Exacerbating this problem is Moore's Law. Each new generation of silicon-chip technology, developed about every 18 to 24 months, halves the size of the transistors, making the new chips faster, smaller, and cheaper. But, here's the gotcha. The smaller the transistors are made, the more susceptible they become to the effects of stray ionizing particles. On top of this, the size of embedded SRAM arrays in chips is also increasing exponentially. Presently, embedded SRAM accounts for over 50% of the transistors in a typical chip. The ITRS (International Technology Roadmap for Semiconductors), speculates that this percentage is expected to reach 90% by the end of the decade.

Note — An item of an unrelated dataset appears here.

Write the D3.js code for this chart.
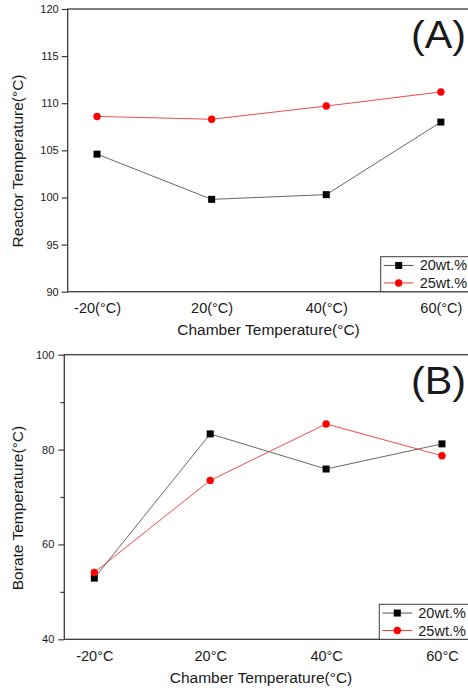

That's why many who share these concerns will welcome what Cypress calls, the 'Industry's First Reference Book on Managing Soft Error Rate in SRAM Design. Called "SER History, Trends, and Challenges: A Guide for Designing with Memory ICs', it addresses process techniques that improve SER immunity, including substrate optimization and techniques to increase node capacitance. (Note, increasing node capacitance is but one technique, and like everything else in life it is a tradeoff. Increased node capacitance may help make a node more immune to soft error, but, it can also slow down the attainable performance).
Many semi makers are addressing this issue with clever and innovative approaches. But, a clear understanding of the problem is always helpful, and this book should be a prerequisite on that path.